Intel Core i7-2700K runs at a stock frequency of 3.5 GHz, and turbo frequency of 3.9 GHz. This equates to clock multipliers of 35 and 39, with a base clock of 100 MHz. It also has an unlocked multiplier, with a theoretical maximum available multiplier of 57 (although I have yet to see evidence of one running at more than 56x multiplier, and most only reach 55x or less). The maximum safe operating temperature is 72.6C, and a little research revealed that these chips are safe with a core voltage up to 1.425V.
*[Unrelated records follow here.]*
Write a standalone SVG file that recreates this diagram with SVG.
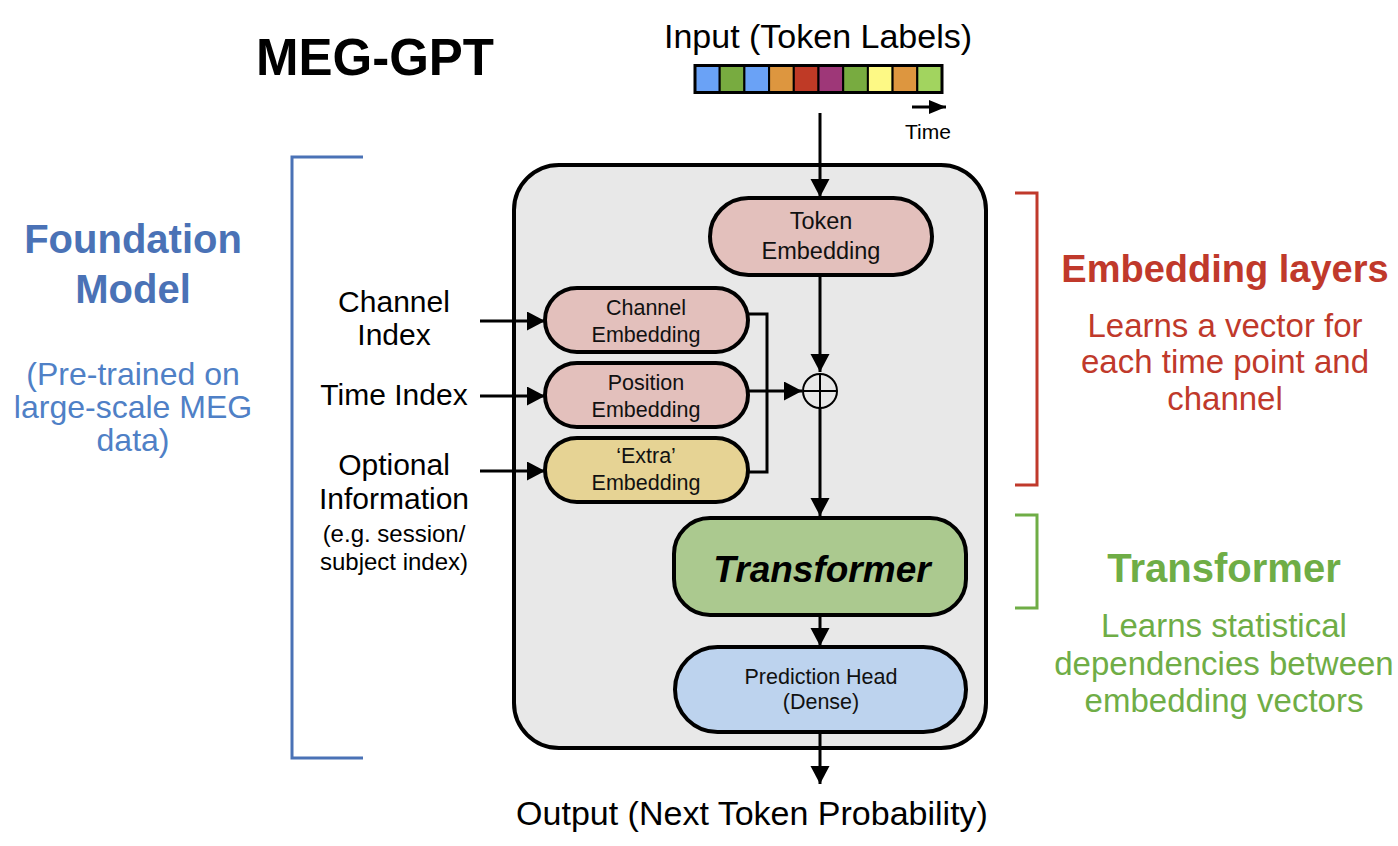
<svg xmlns="http://www.w3.org/2000/svg" width="1398" height="846" viewBox="0 0 1398 846">
  <defs>
    <marker id="arrow" markerUnits="userSpaceOnUse" markerWidth="20" markerHeight="20" refX="18" refY="9.5" orient="auto">
      <path d="M0,0 L18,9.5 L0,19 Z" fill="#000"/>
    </marker>
    <marker id="arrow-sm" markerUnits="userSpaceOnUse" markerWidth="17" markerHeight="14" refX="17" refY="7" orient="auto">
      <path d="M0,0 L17,7 L0,14 Z" fill="#000"/>
    </marker>
    <style>
      text { font-family: "Liberation Sans", Arial, Helvetica, sans-serif; text-anchor: middle; }
      .title { font-size: 51px; font-weight: bold; fill: #000; }
      .io { font-size: 34px; fill: #000; }
      .lbl { font-size: 30px; fill: #000; }
      .lbl-sm { font-size: 24px; fill: #000; }
      .node { stroke: #000; stroke-width: 4; }
      .emb { fill: #e3c0bc; }
      .extra { fill: #e6d394; }
      .tf { fill: #abc98f; }
      .head { fill: #bdd3ee; }
      .ntext { font-size: 21.5px; fill: #111; }
      .wire { stroke: #000; stroke-width: 3; fill: none; }
      .blue-h { font-size: 40px; font-weight: bold; fill: #4a72b6; }
      .blue-s { font-size: 32px; fill: #4f80c6; }
      .red-h { font-size: 38px; font-weight: bold; fill: #c0392b; }
      .red-s { font-size: 33px; fill: #c0392b; }
      .green-h { font-size: 40px; font-weight: bold; fill: #6fad46; }
      .green-s { font-size: 33px; fill: #6fad46; }
    </style>
  </defs>

  <rect width="1398" height="846" fill="#fff"/>

  <!-- title -->
  <text class="title" x="375" y="75">MEG-GPT</text>

  <!-- input token sequence -->
  <g id="input">
    <text class="io" x="818" y="48">Input (Token Labels)</text>
    <g stroke="#000" stroke-width="2">
      <rect x="695.0" y="66" width="24.7" height="26" fill="#6aa2f6"/>
      <rect x="719.7" y="66" width="24.7" height="26" fill="#78ab40"/>
      <rect x="744.4" y="66" width="24.7" height="26" fill="#6aa2f6"/>
      <rect x="769.1" y="66" width="24.7" height="26" fill="#dd963f"/>
      <rect x="793.8" y="66" width="24.7" height="26" fill="#bf3a26"/>
      <rect x="818.5" y="66" width="24.7" height="26" fill="#9e3778"/>
      <rect x="843.2" y="66" width="24.7" height="26" fill="#78ab40"/>
      <rect x="867.9" y="66" width="24.7" height="26" fill="#fdf985"/>
      <rect x="892.6" y="66" width="24.7" height="26" fill="#dd963f"/>
      <rect x="917.3" y="66" width="24.7" height="26" fill="#a2d45f"/>
    </g>
    <rect x="695" y="65.5" width="247" height="27" fill="none" stroke="#000" stroke-width="3"/>
    <line x1="912" y1="107" x2="946" y2="107" stroke="#000" stroke-width="3" marker-end="url(#arrow-sm)"/>
    <text x="928" y="139" font-size="21">Time</text>
  </g>

  <!-- model container -->
  <g id="container">
    <rect x="514" y="165" width="472" height="583" rx="45" fill="#e8e8e8" stroke="#000" stroke-width="4"/>
  </g>

  <!-- connectors -->
  <g id="connectors">
    <line class="wire" x1="820" y1="113" x2="820" y2="197" marker-end="url(#arrow)"/>
    <line class="wire" x1="820" y1="275" x2="820" y2="372" marker-end="url(#arrow)"/>
    <line class="wire" x1="820" y1="407" x2="820" y2="516" marker-end="url(#arrow)"/>
    <line class="wire" x1="820" y1="615" x2="820" y2="646" marker-end="url(#arrow)"/>
    <line class="wire" x1="820" y1="732" x2="820" y2="784" marker-end="url(#arrow)"/>
    <polyline class="wire" points="748,314 767,314 767,472 748,472"/>
    <line class="wire" x1="748" y1="391" x2="802" y2="391" marker-end="url(#arrow)"/>
    <line class="wire" x1="480" y1="321" x2="545" y2="321" marker-end="url(#arrow)"/>
    <line class="wire" x1="480" y1="396" x2="545" y2="396" marker-end="url(#arrow)"/>
    <line class="wire" x1="480" y1="471" x2="545" y2="471" marker-end="url(#arrow)"/>
  </g>

  <!-- summation node -->
  <g id="sum">
    <circle cx="820" cy="391" r="17" fill="#e8e8e8" stroke="#000" stroke-width="2"/>
    <line x1="803" y1="391" x2="837" y2="391" stroke="#000" stroke-width="2"/>
    <line x1="820" y1="374" x2="820" y2="408" stroke="#000" stroke-width="2"/>
  </g>

  <g id="token-embedding">
    <rect class="node emb" x="710" y="198" width="222" height="77" rx="38.5"/>
    <text x="821" y="229" font-size="23.5" fill="#111">Token</text>
    <text x="821" y="259" font-size="23.5" fill="#111">Embedding</text>
  </g>

  <g id="channel-embedding">
    <rect class="node emb" x="545" y="288" width="203" height="64" rx="32"/>
    <text class="ntext" x="646" y="315">Channel</text>
    <text class="ntext" x="646" y="342">Embedding</text>
  </g>

  <g id="position-embedding">
    <rect class="node emb" x="545" y="363" width="203" height="64" rx="32"/>
    <text class="ntext" x="646" y="390">Position</text>
    <text class="ntext" x="646" y="417">Embedding</text>
  </g>

  <g id="extra-embedding">
    <rect class="node extra" x="545" y="438" width="203" height="64" rx="32"/>
    <text class="ntext" x="646" y="463">‘Extra’</text>
    <text class="ntext" x="646" y="490">Embedding</text>
  </g>

  <g id="transformer">
    <rect class="node tf" x="674" y="518" width="292" height="97" rx="36"/>
    <text x="822" y="582" font-size="37" font-weight="bold" font-style="italic" fill="#000">Transformer</text>
  </g>

  <g id="prediction-head">
    <rect class="node head" x="675" y="647" width="291" height="85" rx="42.5"/>
    <text class="ntext" x="821" y="684">Prediction Head</text>
    <text class="ntext" x="821" y="709">(Dense)</text>
  </g>

  <!-- output -->
  <g id="output">
    <text class="io" x="752" y="825">Output (Next Token Probability)</text>
  </g>

  <!-- side inputs -->
  <g id="side-inputs">
    <text class="lbl" x="394" y="312">Channel</text>
    <text class="lbl" x="394" y="345">Index</text>
    <text class="lbl" x="394" y="405">Time Index</text>
    <text class="lbl" x="394" y="475">Optional</text>
    <text class="lbl" x="394" y="509">Information</text>
    <text class="lbl-sm" x="394" y="542">(e.g. session/</text>
    <text class="lbl-sm" x="394" y="570">subject index)</text>
  </g>

  <!-- foundation model annotation -->
  <g id="foundation">
    <polyline points="363,157 292,157 292,758 363,758" fill="none" stroke="#4a72b6" stroke-width="3"/>
    <text class="blue-h" x="133" y="253">Foundation</text>
    <text class="blue-h" x="133" y="303">Model</text>
    <text class="blue-s" x="133" y="385">(Pre-trained on</text>
    <text class="blue-s" x="133" y="418">large-scale MEG</text>
    <text class="blue-s" x="133" y="451">data)</text>
  </g>

  <!-- embedding layers annotation -->
  <g id="embedding-note">
    <polyline points="1015,193 1037,193 1037,485 1015,485" fill="none" stroke="#c0392b" stroke-width="3"/>
    <text class="red-h" x="1225" y="282">Embedding layers</text>
    <text class="red-s" x="1225" y="337">Learns a vector for</text>
    <text class="red-s" x="1225" y="373">each time point and</text>
    <text class="red-s" x="1225" y="410">channel</text>
  </g>

  <!-- transformer annotation -->
  <g id="transformer-note">
    <polyline points="1015,515 1037,515 1037,608 1015,608" fill="none" stroke="#6fad46" stroke-width="3"/>
    <text class="green-h" x="1224" y="582">Transformer</text>
    <text class="green-s" x="1224" y="637">Learns statistical</text>
    <text class="green-s" x="1224" y="675">dependencies between</text>
    <text class="green-s" x="1224" y="712">embedding vectors</text>
  </g>
</svg>
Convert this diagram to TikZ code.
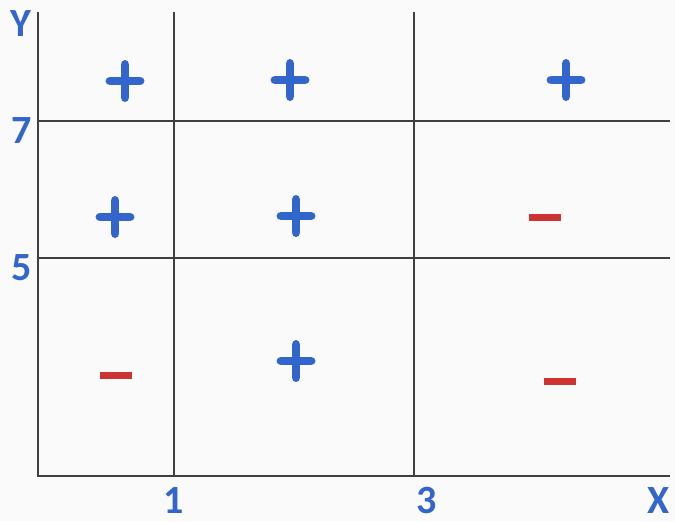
\documentclass[tikz,border=0pt]{standalone}
\usepackage{fontspec}
\setmainfont{Carlito}
\usetikzlibrary{positioning}
\definecolor{bgcol}{HTML}{FAFAFA}
\definecolor{gridcol}{HTML}{404040}
\definecolor{pluscol}{HTML}{3366CC}
\definecolor{minuscol}{HTML}{CC3333}
\tikzset{
  gridline/.style={gridcol, line width=1.1pt},
  axislabel/.style={pluscol, font=\fontsize{22.8}{27}\selectfont\bfseries, inner sep=0pt},
  plussign/.style={pluscol, line width=5.1pt, line cap=round},
  minussign/.style={fill=minuscol, draw=none}
}

\begin{document}
\begin{tikzpicture}[x=0.02cm, y=-0.02cm]
  % background and size
  \fill[bgcol] (0,0) rectangle (675,521);
  \useasboundingbox (0,0) rectangle (675,521);

  % axes
  \draw[gridline] (38,12) -- (38,476) -- (670,476);

  % split lines
  \draw[gridline] (38,121) -- (670,121);
  \draw[gridline] (38,258) -- (670,258);
  \draw[gridline] (174,12) -- (174,476);
  \draw[gridline] (414,12) -- (414,476);

  % labels
  \node[axislabel] (ylab) at (21,24) {Y};
  \node[axislabel] (seven) at (22,131) {7};
  \node[axislabel] (five) at (22,268) {5};
  \node[axislabel] (one) at (174,500) {1};
  \node[axislabel] (three) at (427,500) {3};
  \node[axislabel] (xlab) at (659,500) {X};

  % plus signs
  \foreach \px/\py in {125/81, 290/80, 566/80, 115/217, 296/216, 296/361}
    \draw[plussign] (\px-15,\py) -- (\px+15,\py) (\px,\py-16.5) -- (\px,\py+16.5);

  % minus signs
  \foreach \mx/\my in {116/375, 545/217, 560/381}
    \fill[minussign] (\mx-16,\my-3.5) rectangle (\mx+16,\my+3.5);
\end{tikzpicture}
\end{document}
For this feature (the PC used is now my main home/work PC), I used the following components:
The GPU and SSDs won't affect overclocking, but are listed for comparison. For testing with air cooling, I used a Noctua NH-D14 heatsink and fan. For testing with watercooling, I used a Swiftech Apogee XT Rev 2 waterblock, and a water chiller set to 10C. For all tests, the iGPU was disabled, so only pure CPU performance was measured.
I used Intel Burn Test to test for stability at each stage of testing, using 8 threads and maximum stress settings. With these settings, the CPU gets hotter than it ever will during day to day use, and the CPU and memory are tested as thoroughly as possible, using the Linpack algorithm to test the performance of the processor.
Once I established stability I then measured benchmark performance using 4 different CPU benchmarking apps. If you would like to see other benchmarks used in future articles, please contact me so I can add them to my portfolio. I chose SuperPi (1M and 32M tests), Unrar-crack benchmark and wPrime, which are are all standard benchmarks which can be stored and compared with others at hwbot. Fritz Chess Benchmark is another popular benchmark that compares the performance of a processor to a Pentium 3 1.0 GHz.